I am also trying to come with a solution for this and was thinking of doing something like the below. (Based on a lot of Googlling and StackOverflow querying so this is built on the shoulders of many others.)
First up, I don’t want to debate if the version should be in the URI or Request Header. There are pros/cons for both approaches so I think each of us need to use what meets our requirements best.
This is about how to design/architecture the Java Message Objects and the Resource Implementation classes.
So let’s get to it.
I would approach this in two steps. Minor Changes (e.g. 1.0 to 1.1) and Major Changes (e.g 1.1 to 2.0)

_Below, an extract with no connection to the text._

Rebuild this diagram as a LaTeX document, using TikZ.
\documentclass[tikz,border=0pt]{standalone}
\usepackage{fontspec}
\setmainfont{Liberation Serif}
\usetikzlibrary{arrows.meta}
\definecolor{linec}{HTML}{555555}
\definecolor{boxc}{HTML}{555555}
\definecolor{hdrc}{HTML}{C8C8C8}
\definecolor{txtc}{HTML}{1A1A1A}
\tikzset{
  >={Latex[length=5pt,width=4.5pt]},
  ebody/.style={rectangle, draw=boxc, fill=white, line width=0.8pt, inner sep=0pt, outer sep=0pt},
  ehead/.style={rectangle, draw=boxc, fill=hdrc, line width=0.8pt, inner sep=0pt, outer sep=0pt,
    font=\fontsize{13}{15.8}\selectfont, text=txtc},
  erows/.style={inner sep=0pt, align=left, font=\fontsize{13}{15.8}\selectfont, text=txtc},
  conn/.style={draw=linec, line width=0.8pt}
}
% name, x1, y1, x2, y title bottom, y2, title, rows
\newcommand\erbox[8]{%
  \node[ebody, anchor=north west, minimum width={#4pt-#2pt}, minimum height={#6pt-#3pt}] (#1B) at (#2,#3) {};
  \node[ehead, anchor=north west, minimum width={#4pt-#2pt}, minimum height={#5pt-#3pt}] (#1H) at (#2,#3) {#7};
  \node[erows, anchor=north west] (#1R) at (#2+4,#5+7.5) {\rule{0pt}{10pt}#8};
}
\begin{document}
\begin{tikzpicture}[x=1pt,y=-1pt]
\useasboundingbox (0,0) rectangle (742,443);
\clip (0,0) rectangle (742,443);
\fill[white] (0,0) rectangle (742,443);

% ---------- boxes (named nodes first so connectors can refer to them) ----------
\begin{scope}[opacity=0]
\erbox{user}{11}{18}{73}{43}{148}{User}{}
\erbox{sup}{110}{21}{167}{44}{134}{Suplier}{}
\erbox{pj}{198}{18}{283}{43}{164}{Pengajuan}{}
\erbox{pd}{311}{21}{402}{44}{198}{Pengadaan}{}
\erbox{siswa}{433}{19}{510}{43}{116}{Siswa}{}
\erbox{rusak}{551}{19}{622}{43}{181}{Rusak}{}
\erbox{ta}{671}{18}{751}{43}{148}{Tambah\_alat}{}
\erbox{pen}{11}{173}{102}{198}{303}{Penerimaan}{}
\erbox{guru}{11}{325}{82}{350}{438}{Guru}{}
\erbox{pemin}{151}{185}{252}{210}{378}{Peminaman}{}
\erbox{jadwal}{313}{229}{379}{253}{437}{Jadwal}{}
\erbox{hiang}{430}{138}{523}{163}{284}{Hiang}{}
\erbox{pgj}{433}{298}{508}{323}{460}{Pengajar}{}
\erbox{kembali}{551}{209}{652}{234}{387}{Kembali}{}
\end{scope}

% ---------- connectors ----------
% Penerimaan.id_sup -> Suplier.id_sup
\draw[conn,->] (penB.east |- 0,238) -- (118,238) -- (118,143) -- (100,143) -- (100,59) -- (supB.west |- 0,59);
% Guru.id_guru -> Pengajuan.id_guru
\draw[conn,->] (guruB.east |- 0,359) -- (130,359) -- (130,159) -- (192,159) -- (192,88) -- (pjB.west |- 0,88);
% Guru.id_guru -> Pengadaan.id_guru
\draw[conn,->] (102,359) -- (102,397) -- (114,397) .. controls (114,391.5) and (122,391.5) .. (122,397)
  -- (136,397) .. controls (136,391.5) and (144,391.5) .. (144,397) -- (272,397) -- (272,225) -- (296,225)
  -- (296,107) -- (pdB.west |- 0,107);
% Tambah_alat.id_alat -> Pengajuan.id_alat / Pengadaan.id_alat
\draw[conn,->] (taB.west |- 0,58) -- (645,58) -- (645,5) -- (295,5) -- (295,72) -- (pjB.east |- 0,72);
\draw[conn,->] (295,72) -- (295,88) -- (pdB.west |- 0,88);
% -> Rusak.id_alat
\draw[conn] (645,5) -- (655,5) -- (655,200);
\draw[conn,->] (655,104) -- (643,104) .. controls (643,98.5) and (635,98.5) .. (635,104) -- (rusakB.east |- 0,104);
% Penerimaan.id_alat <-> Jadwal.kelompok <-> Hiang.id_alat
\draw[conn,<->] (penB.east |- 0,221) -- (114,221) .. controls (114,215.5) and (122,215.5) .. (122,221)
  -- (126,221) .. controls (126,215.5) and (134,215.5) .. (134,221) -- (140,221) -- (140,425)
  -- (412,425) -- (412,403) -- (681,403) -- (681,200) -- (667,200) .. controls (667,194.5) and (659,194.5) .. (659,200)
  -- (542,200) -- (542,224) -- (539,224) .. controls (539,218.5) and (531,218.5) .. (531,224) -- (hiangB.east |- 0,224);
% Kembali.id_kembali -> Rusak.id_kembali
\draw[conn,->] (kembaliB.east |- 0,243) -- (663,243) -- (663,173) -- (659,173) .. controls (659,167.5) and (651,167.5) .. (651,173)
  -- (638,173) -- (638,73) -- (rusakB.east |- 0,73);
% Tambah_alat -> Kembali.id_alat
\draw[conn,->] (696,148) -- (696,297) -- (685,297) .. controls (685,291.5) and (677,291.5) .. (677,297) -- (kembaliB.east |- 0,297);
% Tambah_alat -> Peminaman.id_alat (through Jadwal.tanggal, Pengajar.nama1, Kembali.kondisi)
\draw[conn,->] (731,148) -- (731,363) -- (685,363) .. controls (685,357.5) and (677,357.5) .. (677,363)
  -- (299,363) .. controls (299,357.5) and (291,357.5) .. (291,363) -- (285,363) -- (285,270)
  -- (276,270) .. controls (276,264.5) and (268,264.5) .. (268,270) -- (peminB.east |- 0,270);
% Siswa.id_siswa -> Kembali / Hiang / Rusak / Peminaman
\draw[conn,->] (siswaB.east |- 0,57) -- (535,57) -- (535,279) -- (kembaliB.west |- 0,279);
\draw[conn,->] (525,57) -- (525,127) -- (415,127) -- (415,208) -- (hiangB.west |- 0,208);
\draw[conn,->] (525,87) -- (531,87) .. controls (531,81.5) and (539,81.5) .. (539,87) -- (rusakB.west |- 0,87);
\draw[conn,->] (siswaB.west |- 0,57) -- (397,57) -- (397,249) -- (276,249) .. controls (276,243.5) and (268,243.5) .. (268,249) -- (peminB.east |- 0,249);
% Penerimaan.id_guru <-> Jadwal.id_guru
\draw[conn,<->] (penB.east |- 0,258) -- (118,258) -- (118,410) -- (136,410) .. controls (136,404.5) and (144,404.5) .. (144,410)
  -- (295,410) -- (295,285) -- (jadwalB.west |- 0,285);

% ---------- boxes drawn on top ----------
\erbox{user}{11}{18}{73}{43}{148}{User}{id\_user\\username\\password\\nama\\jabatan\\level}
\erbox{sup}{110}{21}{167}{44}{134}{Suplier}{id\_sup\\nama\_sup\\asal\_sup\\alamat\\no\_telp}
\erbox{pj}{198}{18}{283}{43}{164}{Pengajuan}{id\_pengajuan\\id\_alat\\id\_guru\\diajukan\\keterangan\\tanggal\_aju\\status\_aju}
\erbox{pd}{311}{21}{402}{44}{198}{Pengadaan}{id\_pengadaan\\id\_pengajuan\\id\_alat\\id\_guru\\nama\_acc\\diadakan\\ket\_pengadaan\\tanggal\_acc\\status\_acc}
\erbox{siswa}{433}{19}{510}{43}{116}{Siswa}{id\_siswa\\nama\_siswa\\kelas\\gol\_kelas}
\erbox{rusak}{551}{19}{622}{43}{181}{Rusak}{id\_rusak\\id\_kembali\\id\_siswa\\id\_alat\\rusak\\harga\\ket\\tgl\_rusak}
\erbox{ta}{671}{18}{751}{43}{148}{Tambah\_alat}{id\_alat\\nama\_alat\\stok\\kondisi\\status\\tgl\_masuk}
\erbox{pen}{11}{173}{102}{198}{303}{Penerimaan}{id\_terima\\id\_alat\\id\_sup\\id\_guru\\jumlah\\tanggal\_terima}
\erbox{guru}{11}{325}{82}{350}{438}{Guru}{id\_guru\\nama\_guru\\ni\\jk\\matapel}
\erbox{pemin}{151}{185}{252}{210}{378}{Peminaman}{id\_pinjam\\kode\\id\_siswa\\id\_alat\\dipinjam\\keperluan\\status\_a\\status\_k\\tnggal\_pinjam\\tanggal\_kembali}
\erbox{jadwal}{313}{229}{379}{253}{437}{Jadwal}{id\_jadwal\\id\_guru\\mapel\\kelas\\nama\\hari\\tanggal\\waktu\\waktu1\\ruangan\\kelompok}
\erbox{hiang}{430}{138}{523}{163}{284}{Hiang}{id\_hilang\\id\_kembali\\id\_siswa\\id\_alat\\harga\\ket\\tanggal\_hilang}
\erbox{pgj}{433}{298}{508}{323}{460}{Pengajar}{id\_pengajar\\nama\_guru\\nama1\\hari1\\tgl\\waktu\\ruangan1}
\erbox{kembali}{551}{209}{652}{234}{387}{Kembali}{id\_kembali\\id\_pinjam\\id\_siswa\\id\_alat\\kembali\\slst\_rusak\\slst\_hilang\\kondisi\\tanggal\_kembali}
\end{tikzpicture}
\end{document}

Approach for minor changes
So let’s say we go by the same example classes used by #mythz
Initially we have
class Foo { string Name; }
We provide access to this resource as /V1.0/fooresource/{id}
In my use case, I use JAX-RS,
#Path("/{versionid}/fooresource")
public class FooResource {
#GET
#Path( "/{id}" )
public Foo getFoo (#PathParam("versionid") String versionid, (#PathParam("id") String fooId)
{
Foo foo = new Foo();
//setters, load data from persistence, handle business logic etc
Return foo;
}
}
Now let’s say we add 2 additional properties to Foo.
class Foo {
string Name;
string DisplayName;
int Age;
}
What I do at this point is annotate the properties with a #Version annotation
class Foo {
#Version(“V1.0")string Name;
#Version(“V1.1")string DisplayName;
#Version(“V1.1")int Age;
}
Then I have a response filter that will based on the requested version, return back to the user only the properties that match that version. Note that for convenience, if there are properties that should be returned for all versions, then you just don’t annotate it and the filter will return it irrespective of the requested version
This is sort of like a mediation layer. What I have explained is a simplistic version and it can get very complicated but hope you get the idea.
Approach for Major Version
Now this can get quite complicated when there is a lot of changes been done from one version to another. That is when we need to move to 2nd option.
Option 2 is essentially to branch off the codebase and then do the changes on that code base and host both versions on different contexts. At this point we might have to refactor the code base a bit to remove version mediation complexity introduced in Approach one (i.e. make the code cleaner) This might mainly be in the filters.
Note that this is just want I am thinking and haven’t implemented it as yet and wonder if this is a good idea.
Also I was wondering if there are good mediation engines/ESB’s that could do this type of transformation without having to use filters but haven’t seen any that is as simple as using a filter. Maybe I haven’t searched enough.
Interested in knowing thoughts of others and if this solution will address the original question.